KELLY TO OPEN DÁIL DEBATE ON COLLECTIVE BARGAINING RIGHTS FOR FREELANCE WORKERS

Labour Trade Unionists
28 February 2017

Tonight in Dáil Private Members time from 8pm, the Labour Party will propose the Competition Amendment Bill. Spokesperson on Jobs, Alan Kelly TD will open the debate.

It provides for collective bargaining rights for freelance workers like journalists, and voice over actors. It has been supported by the NUJ, SIPTU and Equity

This is the only Private Members Bill to have passed one of the Houses of the Oireachtas since the General Election. It passed the Seanad in November 2016 with Government approval and a number of Government amendments.

Originally introduced by Sen. Ivana Bacik in January 2016, it passed 2nd stage, and then was restored to the Order Paper after the election.

Last year, it passed Committee, and Report stages in the Seanad in July, and November respectively.

The objective of the Bill is to exempt certain groups of workers from an over-rigid application of the Competition Act. At present, if one self-employed person combines with others to set prices for their services, the risk under the current competition law is that they could be accused of an illegal, anti-competitive practice. At its most extreme, freelance journalists in a newsroom would be barred from bargaining collectively with their common employer about their wages.

FURTHER NOTES ON THE BILL

This Bill stems from a longstanding Labour party commitment to ensure protection of the right to collectively bargain for freelance workers, including journalists, actors and others who perform their work on a self-employed or contract for services basis.

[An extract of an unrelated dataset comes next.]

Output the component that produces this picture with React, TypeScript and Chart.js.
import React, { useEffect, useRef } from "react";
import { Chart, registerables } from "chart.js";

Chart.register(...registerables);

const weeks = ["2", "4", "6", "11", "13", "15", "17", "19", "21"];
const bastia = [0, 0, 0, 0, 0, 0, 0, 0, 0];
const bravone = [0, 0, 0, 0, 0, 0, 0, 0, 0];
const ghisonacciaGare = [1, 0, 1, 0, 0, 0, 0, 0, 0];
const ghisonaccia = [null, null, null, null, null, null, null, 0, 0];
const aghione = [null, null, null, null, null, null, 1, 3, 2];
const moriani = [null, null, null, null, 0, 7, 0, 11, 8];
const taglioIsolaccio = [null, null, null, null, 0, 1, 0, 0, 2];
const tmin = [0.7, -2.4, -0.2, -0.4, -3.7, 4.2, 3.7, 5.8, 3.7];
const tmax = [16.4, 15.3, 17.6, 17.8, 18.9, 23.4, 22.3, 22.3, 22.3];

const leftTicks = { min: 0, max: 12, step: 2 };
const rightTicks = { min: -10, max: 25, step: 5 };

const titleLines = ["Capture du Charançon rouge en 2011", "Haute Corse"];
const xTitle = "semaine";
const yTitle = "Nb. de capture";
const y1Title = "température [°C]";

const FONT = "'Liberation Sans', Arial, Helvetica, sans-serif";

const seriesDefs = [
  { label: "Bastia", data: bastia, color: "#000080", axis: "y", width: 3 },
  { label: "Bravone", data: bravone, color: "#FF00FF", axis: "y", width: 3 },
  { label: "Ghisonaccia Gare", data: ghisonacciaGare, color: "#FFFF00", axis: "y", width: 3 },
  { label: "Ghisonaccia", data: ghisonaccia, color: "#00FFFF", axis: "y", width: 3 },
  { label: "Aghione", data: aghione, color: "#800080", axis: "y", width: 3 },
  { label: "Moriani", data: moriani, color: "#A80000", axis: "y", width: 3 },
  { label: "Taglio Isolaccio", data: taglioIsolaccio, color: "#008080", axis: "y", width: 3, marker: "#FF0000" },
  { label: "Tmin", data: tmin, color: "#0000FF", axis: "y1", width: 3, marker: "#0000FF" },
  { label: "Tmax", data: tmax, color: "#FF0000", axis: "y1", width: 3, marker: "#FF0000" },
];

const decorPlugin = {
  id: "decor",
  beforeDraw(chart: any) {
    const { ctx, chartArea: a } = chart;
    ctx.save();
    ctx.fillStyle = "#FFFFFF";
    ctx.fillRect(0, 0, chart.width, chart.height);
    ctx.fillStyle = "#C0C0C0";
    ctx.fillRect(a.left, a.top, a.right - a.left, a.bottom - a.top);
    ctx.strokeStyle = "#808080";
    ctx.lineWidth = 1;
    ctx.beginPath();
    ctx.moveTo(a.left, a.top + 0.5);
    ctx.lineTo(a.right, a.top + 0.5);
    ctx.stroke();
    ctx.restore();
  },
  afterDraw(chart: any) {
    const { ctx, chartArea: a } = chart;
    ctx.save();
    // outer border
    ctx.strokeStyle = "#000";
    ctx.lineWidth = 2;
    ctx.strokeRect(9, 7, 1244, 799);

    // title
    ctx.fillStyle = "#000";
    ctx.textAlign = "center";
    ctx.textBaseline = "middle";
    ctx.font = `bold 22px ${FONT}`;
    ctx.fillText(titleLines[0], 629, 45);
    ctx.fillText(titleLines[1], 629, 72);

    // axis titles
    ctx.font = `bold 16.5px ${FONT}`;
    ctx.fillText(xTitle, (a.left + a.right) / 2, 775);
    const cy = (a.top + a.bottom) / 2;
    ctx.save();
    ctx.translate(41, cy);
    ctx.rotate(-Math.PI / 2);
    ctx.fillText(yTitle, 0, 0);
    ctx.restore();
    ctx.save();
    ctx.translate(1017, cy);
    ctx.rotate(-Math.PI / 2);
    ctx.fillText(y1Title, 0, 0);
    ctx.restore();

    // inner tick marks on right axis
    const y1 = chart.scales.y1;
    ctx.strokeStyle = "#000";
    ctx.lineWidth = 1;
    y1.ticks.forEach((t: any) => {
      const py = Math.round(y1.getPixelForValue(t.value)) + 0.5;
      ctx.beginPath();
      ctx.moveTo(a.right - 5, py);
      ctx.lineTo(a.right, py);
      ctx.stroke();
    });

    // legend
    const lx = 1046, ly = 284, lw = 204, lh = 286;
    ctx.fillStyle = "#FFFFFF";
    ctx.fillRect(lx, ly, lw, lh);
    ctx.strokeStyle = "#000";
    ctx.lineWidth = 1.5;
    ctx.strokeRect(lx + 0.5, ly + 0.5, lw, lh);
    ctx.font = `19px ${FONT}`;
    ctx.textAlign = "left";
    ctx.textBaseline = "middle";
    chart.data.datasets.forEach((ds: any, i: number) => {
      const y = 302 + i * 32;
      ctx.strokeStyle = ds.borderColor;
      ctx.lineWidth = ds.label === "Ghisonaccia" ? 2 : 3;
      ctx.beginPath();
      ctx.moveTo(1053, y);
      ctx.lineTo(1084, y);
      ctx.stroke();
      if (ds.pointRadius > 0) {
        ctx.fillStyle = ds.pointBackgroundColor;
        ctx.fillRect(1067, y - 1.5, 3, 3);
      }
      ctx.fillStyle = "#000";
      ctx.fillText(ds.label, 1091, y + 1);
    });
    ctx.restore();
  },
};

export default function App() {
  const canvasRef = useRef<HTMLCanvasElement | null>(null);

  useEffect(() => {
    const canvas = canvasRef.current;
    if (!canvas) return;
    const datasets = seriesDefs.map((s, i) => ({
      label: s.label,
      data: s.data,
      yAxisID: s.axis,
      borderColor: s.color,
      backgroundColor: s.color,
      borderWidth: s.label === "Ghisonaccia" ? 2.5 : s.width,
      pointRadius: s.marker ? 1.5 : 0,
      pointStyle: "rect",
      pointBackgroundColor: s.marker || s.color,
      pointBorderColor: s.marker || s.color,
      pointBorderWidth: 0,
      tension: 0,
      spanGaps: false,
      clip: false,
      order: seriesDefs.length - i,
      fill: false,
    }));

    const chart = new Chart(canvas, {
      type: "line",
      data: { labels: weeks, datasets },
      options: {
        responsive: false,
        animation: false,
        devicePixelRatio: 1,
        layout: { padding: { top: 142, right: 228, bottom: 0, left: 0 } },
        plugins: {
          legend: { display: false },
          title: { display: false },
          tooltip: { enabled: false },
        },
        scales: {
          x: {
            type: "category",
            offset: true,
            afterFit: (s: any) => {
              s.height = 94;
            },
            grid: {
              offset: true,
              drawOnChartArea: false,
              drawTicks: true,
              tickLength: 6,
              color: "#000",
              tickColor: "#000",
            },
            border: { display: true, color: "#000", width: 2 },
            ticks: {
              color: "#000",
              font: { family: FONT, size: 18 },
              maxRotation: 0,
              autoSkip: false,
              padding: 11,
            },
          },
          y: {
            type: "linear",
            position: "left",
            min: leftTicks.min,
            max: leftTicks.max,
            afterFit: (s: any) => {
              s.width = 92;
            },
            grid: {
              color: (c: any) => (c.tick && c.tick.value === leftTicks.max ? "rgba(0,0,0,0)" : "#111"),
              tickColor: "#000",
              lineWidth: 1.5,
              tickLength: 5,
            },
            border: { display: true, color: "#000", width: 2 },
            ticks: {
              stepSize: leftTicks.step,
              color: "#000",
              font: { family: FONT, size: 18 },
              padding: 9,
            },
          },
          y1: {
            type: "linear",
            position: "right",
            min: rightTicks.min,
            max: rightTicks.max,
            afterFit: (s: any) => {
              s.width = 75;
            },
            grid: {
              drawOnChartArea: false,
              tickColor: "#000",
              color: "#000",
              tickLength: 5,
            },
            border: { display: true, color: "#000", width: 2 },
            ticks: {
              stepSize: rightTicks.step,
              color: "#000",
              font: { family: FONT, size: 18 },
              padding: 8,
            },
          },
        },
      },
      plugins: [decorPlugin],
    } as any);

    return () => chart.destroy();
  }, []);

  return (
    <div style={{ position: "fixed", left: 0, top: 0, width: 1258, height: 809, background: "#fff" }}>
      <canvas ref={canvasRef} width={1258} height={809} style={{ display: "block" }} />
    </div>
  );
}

Under competition law, currently every self-employed person is considered to be a separate independent economic undertaking. If one self-employed person combines with others to set prices for their services, they can be accused of an illegal anti-competitive practice.

At its most extreme, session musicians, actors or freelance journalists are barred from bargaining collectively with their common employer about their pay rates.

That is the understanding in Irish law under the Competition Act 2002, and that is what this important Bill seeks to change.

The Bill will allow self-employed workers, such as actors or journalists, who personally provide work or perform services, to collectively bargain with their employers. However, the Bill is narrowly drafted so as to ensure consumers remain protected from illegal price-fixing.

Trade unions such as the NUJ, Equity and SIPTU, have sought the change in the law that this Bill will achieve; and have welcomed the introduction of the Labour private members’ bill since it marks an important advance in the protection of vulnerable workers.